The Cost of Getting It Wrong
IBM's 2024 Cost of a Data Breach report places the global average cost at $4.88 million per breach. For healthcare organizations, the average exceeds $9.7 million. These figures include detection, notification, remediation, lost business, and regulatory fines--but they don't capture the full impact on customer trust, employee morale, and long-term competitive position.
The math of data protection is stark: the annual cost of a comprehensive data protection program is a fraction of the cost of a single significant breach. Yet organizations consistently underfund data protection because the return on investment is measured in things that didn't happen. This is a challenge of decision-making under uncertainty--the costs are certain and immediate, while the benefits are probabilistic and deferred.
The organizations that get data protection right don't treat it as a technical problem to be solved by the IT department. They treat it as a business risk to be managed by the entire organization, with executive sponsorship, adequate funding, clear accountability, and the understanding that protecting data is not a destination to be reached but a practice to be maintained every day.
References
- IBM Security. "Cost of a Data Breach Report 2024." IBM, 2024.

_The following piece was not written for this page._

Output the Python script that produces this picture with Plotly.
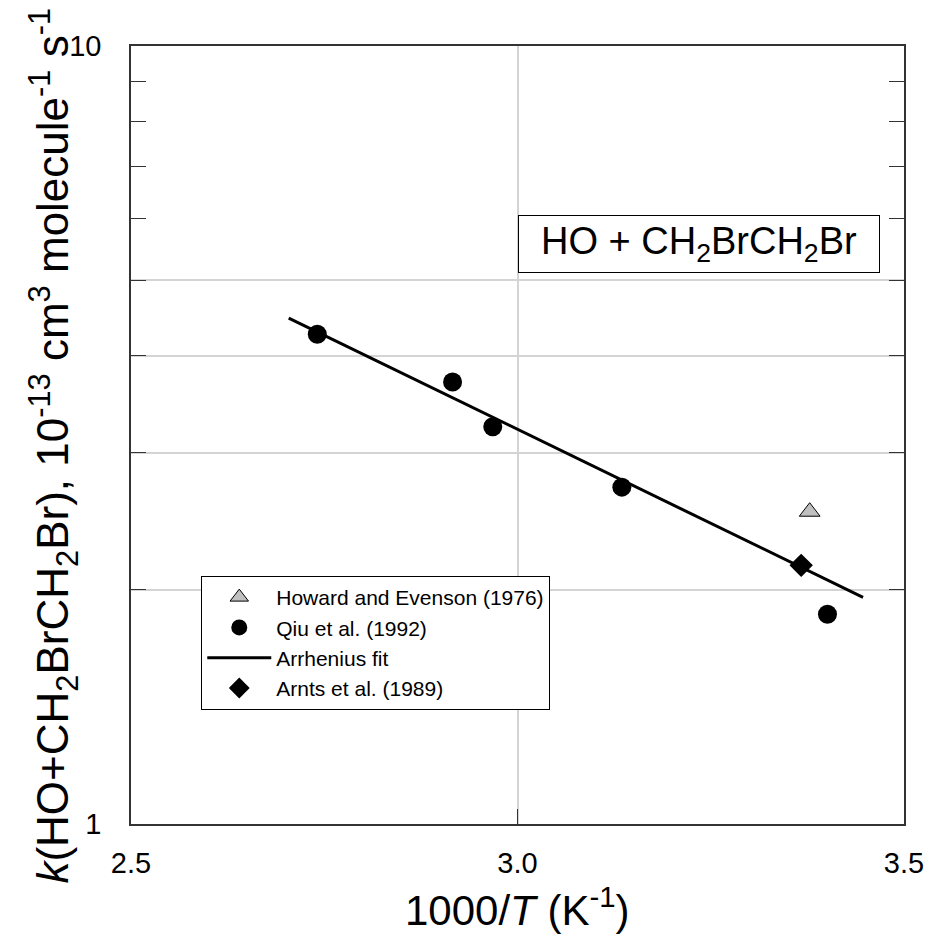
import plotly.graph_objects as go

# Rate coefficients for HO + CH2BrCH2Br, k in 1e-13 cm3 molecule-1 s-1
howard_x = [3.378]
howard_k = [2.52]

qiu_x = [2.741, 2.916, 2.968, 3.135, 3.401]
qiu_k = [4.26, 3.70, 3.24, 2.71, 1.86]

arnts_x = [3.367]
arnts_k = [2.15]

# Arrhenius fit, end points of the drawn line
fit_x = [2.704, 3.447]
fit_k = [4.47, 1.956]

x_ticks = [2.5, 3.0, 3.5]
x_tick_text = ["2.5", "3.0", "3.5"]
# log axis: labelled decades plus gridded minor values, other minor values tick only
y_grid_ticks = [1, 2, 3, 4, 5, 10]
y_grid_text = ["1", "", "", "", "", "10"]
y_plain_ticks = [6, 7, 8, 9]

FONT = "Liberation Sans, Arial, sans-serif"
AXIS_COL = "#333333"
GRID_COL = "#d4d4d4"

fig = go.Figure()

fig.add_trace(go.Scatter(
    x=fit_x, y=fit_k, mode="lines", name="Arrhenius fit",
    line=dict(color="black", width=3), legendrank=3,
))
fig.add_trace(go.Scatter(
    x=howard_x, y=howard_k, mode="markers", name="Howard and Evenson (1976)",
    marker=dict(symbol="triangle-up", size=18, color="#c0c0c0",
                line=dict(color="black", width=1)),
    legendrank=1,
))
fig.add_trace(go.Scatter(
    x=qiu_x, y=qiu_k, mode="markers", name="Qiu et al. (1992)",
    marker=dict(symbol="circle", size=19, color="black", line=dict(width=0)),
    legendrank=2,
))
fig.add_trace(go.Scatter(
    x=arnts_x, y=arnts_k, mode="markers", name="Arnts et al. (1989)",
    marker=dict(symbol="diamond", size=18, color="black", line=dict(width=0)),
    legendrank=4,
))

fig.update_layout(
    width=936, height=943,
    margin=dict(l=131, r=24, t=46, b=119),
    paper_bgcolor="white", plot_bgcolor="white",
    font=dict(family=FONT, color="black"),
    showlegend=True,
    legend=dict(
        x=0.0909, y=0.3188, xanchor="left", yanchor="top",
        bgcolor="white", bordercolor="black", borderwidth=1,
        font=dict(size=21, family=FONT, color="black"),
        itemwidth=64, tracegroupgap=0,
    ),
)

fig.update_xaxes(
    range=[2.5, 3.5],
    tickvals=x_ticks, ticktext=x_tick_text,
    ticks="inside", ticklen=15, tickcolor=AXIS_COL, tickwidth=1,
    showline=True, linecolor=AXIS_COL, linewidth=1.5, mirror=True,
    showgrid=True, gridcolor=GRID_COL, gridwidth=1.5,
    zeroline=False,
    tickfont=dict(size=29, family=FONT, color="black"),
    ticklabelstandoff=12,
)

fig.update_yaxes(
    type="log", range=[0, 1],
    tickvals=y_grid_ticks, ticktext=y_grid_text,
    ticks="inside", ticklen=15, tickcolor=AXIS_COL, tickwidth=1,
    showline=True, linecolor=AXIS_COL, linewidth=1.5, mirror="ticks",
    showgrid=True, gridcolor=GRID_COL, gridwidth=1.5,
    minor=dict(tickvals=y_plain_ticks, ticks="inside", ticklen=15,
               tickcolor=AXIS_COL, showgrid=False),
    zeroline=False,
    tickfont=dict(size=29, family=FONT, color="black"),
    ticklabelstandoff=22,
)

# Axis titles
fig.add_annotation(
    xref="paper", yref="paper", x=0.5, y=-0.107,
    xanchor="center", yanchor="middle", showarrow=False,
    text="1000/<i>T</i> (K<sup>-1</sup>)",
    font=dict(size=42, family=FONT, color="black"),
)
fig.add_annotation(
    xref="paper", yref="paper", x=-0.1, y=0.486,
    xanchor="center", yanchor="middle", showarrow=False, textangle=-90,
    text="<i>k</i>(HO+CH<sub>2</sub>BrCH<sub>2</sub>Br), 10<sup>-13</sup> cm<sup>3</sup> molecule<sup>-1</sup> s<sup>-1</sup>",
    font=dict(size=44, family=FONT, color="black"),
)

# Reaction label in a white box
fig.add_annotation(
    xref="paper", yref="paper", x=0.735, y=0.7455,
    xanchor="center", yanchor="middle", showarrow=False,
    text="HO + CH<sub>2</sub>BrCH<sub>2</sub>Br",
    font=dict(size=38, family=FONT, color="black"),
    width=356, height=52, align="center",
    bgcolor="white", bordercolor="black", borderwidth=1, borderpad=2,
)

fig.write_html("out.html")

- Verizon. "2024 Data Breach Investigations Report." Verizon Enterprise, 2024.
- U.S. Securities and Exchange Commission. "Yahoo Agrees to Pay $35 Million Fine for Failing to Disclose Breach." SEC, April 2018.
- European Data Protection Board. "Meta 1.2 Billion Euro Fine Decision." EDPB, May 2023.
- Marriott International. "Starwood Guest Reservation Database Incident Notification." Marriott, November 2018.
- National Institute of Standards and Technology. "NIST SP 800-171: Protecting Controlled Unclassified Information." NIST, 2020.
- Department of Veterans Affairs. "Data Breach Notification." VA, 2006.
- Varonis. "2023 Data Risk Report." Varonis Systems, 2023.
- Preston, W. Curtis. "Modern Data Protection." O'Reilly Media, 2021.
- Payment Card Industry Security Standards Council. "PCI DSS v4.0." PCI SSC, 2022.
- European Parliament. "General Data Protection Regulation (GDPR)." Official Journal of the European Union, 2016.